Opportunities and value of dropwise condensation of steam. (a) Suggested improvements to a steam plant to enhance efficiency. The red box highlights the opportunity for improvement by designing a condenser to decrease turbine back-pressure. 1 (b) Steam condensation heat flux as a function of subcooling for a fixed vapor temperature of 100°C. Dropwise condensation experiments conducted on flat hydrophobic surfaces before 2000 are plotted in the dark gray lines grouped within a shaded “dropwise regime” region; other condensation experiments with surface modification via roughening and coatings are plotted in color; and the Nusselt filmwise condensation model is plotted as a dashed gray line for comparison. 

In an effort to predict dropwise condensation performance, a number of seminal works have developed detailed models of condensation by combining individual droplet growth dynamics with droplet population theory. Dropwise condensation heat transfer has been successfully predicted by using analytical approaches, numerical simulations, or deep learning methods. More recently, researchers have discovered that dropwise condensation can be promoted on hydrophilic liquid or solid surfaces. In this issue of Droplet, Xianming Dai and his co-workers report a novel approach to address the challenges facing these classical models when applied to liquid-infused hydrophilic surfaces. Specifically, the authors note that the effect of coarsening-induced disappearance of droplets cannot be captured using past modeling approaches.

When droplets form on a hydrophilic lubricant-infused surface, meniscus-mediated coarsening of droplets occurs. Classical models, which rely on time-averaging of droplet distributions, fail to capture this coarsening effect. The authors propose a dynamic model to account for coarsening effects. To achieve high-frequency droplet disappearance, the authors use a lubricant-infused surface, sometimes termed as a slippery liquid-infused porous surface (SLIPS), which has the unique characteristics of enabling exceptional topographical (smoothness) and chemical homogeneity.
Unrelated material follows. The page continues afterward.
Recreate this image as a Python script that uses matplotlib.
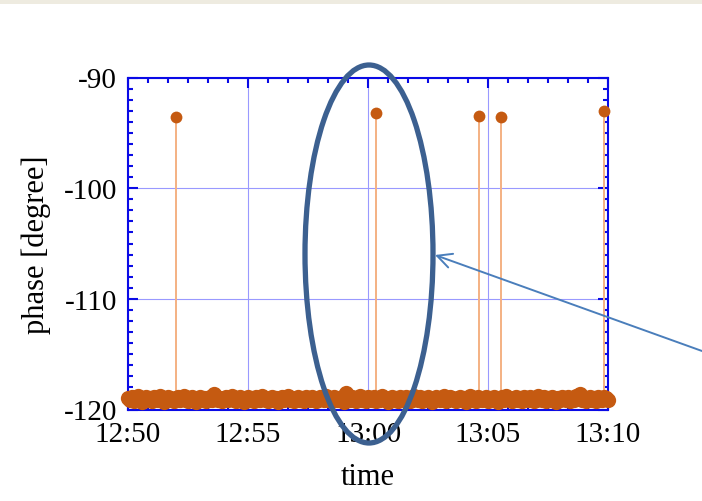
"""
位相ジャンプのグラフ (12:50-13:10) を再現する。
"""

import matplotlib

matplotlib.use("Agg")
import matplotlib.pyplot as plt
from matplotlib.patches import Ellipse, Rectangle
from matplotlib.ticker import FuncFormatter, MultipleLocator

# 12:50 からの経過秒 (5 秒ごと)
band_step = 5
band_phase = [
    -119.0, -119.1, -118.9, -119.2, -119.0, -118.8, -119.1, -119.3, -119.0, -118.9,
    -119.1, -119.0, -119.2, -118.9, -119.0, -119.1, -118.8, -119.0, -119.3, -119.1,
    -118.9, -119.0, -119.1, -119.2, -119.0, -118.9, -119.1, -119.0, -118.8, -119.1,
    -119.2, -119.0, -118.9, -119.1, -119.3, -119.0, -118.9, -119.1, -119.0, -119.2,
    -119.0, -118.9, -119.1, -118.6, -118.9, -119.1, -119.0, -119.2, -119.0, -118.9,
    -119.1, -119.0, -118.8, -119.1, -119.2, -119.0, -118.9, -119.1, -119.3, -119.0,
    -118.9, -119.1, -119.0, -119.2, -118.9, -119.0, -119.1, -118.8, -119.0, -119.1,
    -119.2, -119.0, -118.9, -119.1, -119.0, -119.3, -119.0, -118.9, -119.1, -119.0,
    -118.8, -119.1, -119.0, -119.2, -119.0, -118.9, -119.1, -119.0, -119.2, -118.9,
    -119.0, -119.1, -118.9, -119.0, -119.2, -119.1, -118.9, -119.0, -119.1, -118.8,
    -119.1, -119.0, -119.2, -118.9, -119.0, -119.1, -119.0, -118.9, -119.3, -118.5,
    -119.0, -119.1, -118.9, -119.0, -119.2, -119.0, -118.8, -119.1, -119.0, -119.2,
    -118.9, -119.0, -119.1, -118.9, -119.2, -119.0, -119.1, -118.8, -119.0, -119.1,
    -119.3, -119.0, -118.9, -119.1, -119.0, -119.2, -118.9, -119.0, -119.1, -118.9,
    -119.0, -119.2, -119.1, -118.8, -119.0, -119.1, -118.9, -119.2, -119.0, -119.1,
    -118.9, -119.0, -119.3, -119.1, -118.9, -119.0, -119.1, -119.0, -118.8, -119.2,
    -119.1, -118.9, -119.0, -119.1, -119.2, -119.0, -118.9, -119.1, -119.0, -119.3,
    -119.0, -118.8, -119.1, -119.0, -119.2, -118.9, -119.0, -119.1, -119.0, -118.9,
    -119.2, -119.0, -119.1, -118.9, -119.0, -119.3, -119.0, -118.9, -119.1, -118.8,
    -119.0, -119.1, -119.2, -119.0, -118.9, -119.1, -119.0, -119.2, -118.9, -119.0,
    -119.1, -118.9, -119.0, -119.2, -119.1, -118.8, -119.0, -119.1, -118.9, -119.2,
    -119.0, -119.1, -118.9, -119.0, -119.3, -119.0, -119.1, -118.9, -119.0, -119.1,
    -118.9, -119.2, -119.0, -119.1, -118.8, -119.0, -118.6, -119.1, -119.0, -119.2,
    -119.0, -118.9, -119.1, -119.0, -119.2, -118.9, -119.0, -119.1, -118.9, -119.0,
    -119.1,
]
band_time = [i * band_step for i in range(len(band_phase))]

# 位相ジャンプ (経過秒, 位相)
jump_time = [120, 620, 877, 932, 1191]
jump_phase = [-93.6, -93.2, -93.5, -93.6, -93.0]
jump_base = -119.1

x_major = [0, 300, 600, 900, 1200]
y_min, y_max = -120, -90

AXIS_BLUE = "#0a0ae6"
DOT = "#c55a11"
STEM = "#f4b183"

plt.rcParams["font.family"] = ["Liberation Serif", "DejaVu Serif"]
plt.rcParams["axes.unicode_minus"] = False


def time_label(s, _pos=None):
    total = 12 * 60 + 50 + int(round(s)) // 60
    return f"{total // 60}:{total % 60:02d}"


fig = plt.figure(figsize=(7.02, 5.02), dpi=100)
fig.patch.set_facecolor("white")
ax = fig.add_axes([128 / 702, 1 - 410.5 / 502, 480 / 702, 332 / 502])

ax.vlines(jump_time, jump_base, jump_phase, color=STEM, lw=1.4, zorder=2)
ax.plot(band_time, band_phase, "o", color=DOT, ms=11, mec="none", clip_on=False, zorder=3)
ax.plot(jump_time, jump_phase, "o", color=DOT, ms=8.5, mec="none", clip_on=False, zorder=4)

ax.set_xlim(0, 1200)
ax.set_ylim(y_min, y_max)
ax.set_xticks(x_major)
ax.xaxis.set_major_formatter(FuncFormatter(time_label))
ax.xaxis.set_minor_locator(MultipleLocator(50))
ax.yaxis.set_major_locator(MultipleLocator(10))
ax.yaxis.set_minor_locator(MultipleLocator(1))

ax.grid(True, which="major", color="#9999ff", lw=0.8, zorder=1)
ax.set_axisbelow(True)
for sp in ax.spines.values():
    sp.set_color(AXIS_BLUE)
    sp.set_linewidth(1.5)
ax.tick_params(which="both", direction="in", top=True, right=True, color=AXIS_BLUE,
               labelsize=21, pad=8)
ax.tick_params(which="major", length=7, width=1.5)
ax.tick_params(which="minor", length=3.8, width=1.5)

ax.set_xlabel("time", fontsize=22, labelpad=11)
ax.set_ylabel("phase [degree]", fontsize=22, labelpad=9)

# スライド上の注記 (楕円と矢印) をピクセル座標で描く
over = fig.add_axes([0, 0, 1, 1], zorder=10)
over.set_xlim(0, 702)
over.set_ylim(502, 0)
over.axis("off")
over.patch.set_alpha(0)
over.add_patch(Rectangle((0, 0), 702, 5, color="#eeebe0", lw=0))
over.add_patch(Ellipse((369, 255), 128, 378, fill=False, ec="#3c6090", lw=3.8))
over.annotate("", xy=(435, 256), xytext=(702, 352),
              arrowprops=dict(arrowstyle="->", color="#4a7ebb", lw=1.4,
                              mutation_scale=26, shrinkA=0, shrinkB=0))

fig.savefig("out.png", dpi=100)
plt.close(fig)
Using detailed experiments, the authors show that the classical models break down when applied to dropwise condensation on the SLIPS where a low (<30%) water coverage ratio occurs. Using a host of optical experiments and data analysis, the authors chose to elegantly modify the classical approach (as opposed to radically changing the method) by modifying the precoalescence droplet number density (n(R)) via the addition of a second-order term, which accounts for droplet-coarsening. The modified number density is experimentally determined via power law fitting and verified by comparing the calculated results with measured heat flux (a quantity that utilizes the integrated number density).

Although coalescence-induced droplet jumping shows similar droplet disappearance phenomena due to surface-to-kinetic energy release and out-of-plane droplet jumping, the droplets jump away from the surface. Coarsening results in droplet liquid accumulation at larger droplets, and hence can be perceived as additional droplets growth when not properly resolving the microscale droplets. This fact reminds me of recent work looking at the effect of droplet growth due to coarsening from shaded droplets residing beneath the contact line, which is a similar phenomenon but does not occur on SLIPS. I would be interested if the developed dynamic model could be applied to shaded droplets to account for the discrepancy in apparent droplet distribution. Furthermore, I note that if an imaging system was indeed able to resolve the full droplet distribution (down to approximately 1 µm diameter length scale), the classical models would indeed work well for predicting the overall physical phenomena. Where the work by Xianming Dai and co-workers succeeds is in the ability to modify conventional analysis techniques, which cannot be used to predict the full droplet distribution, and enable them to account for coarsening effects and enable the understanding of condensation heat transfer physics. We hope that Droplet will publish a range of experimental, computational, and theoretical contributions from the scientific community in this broad area in our future issues.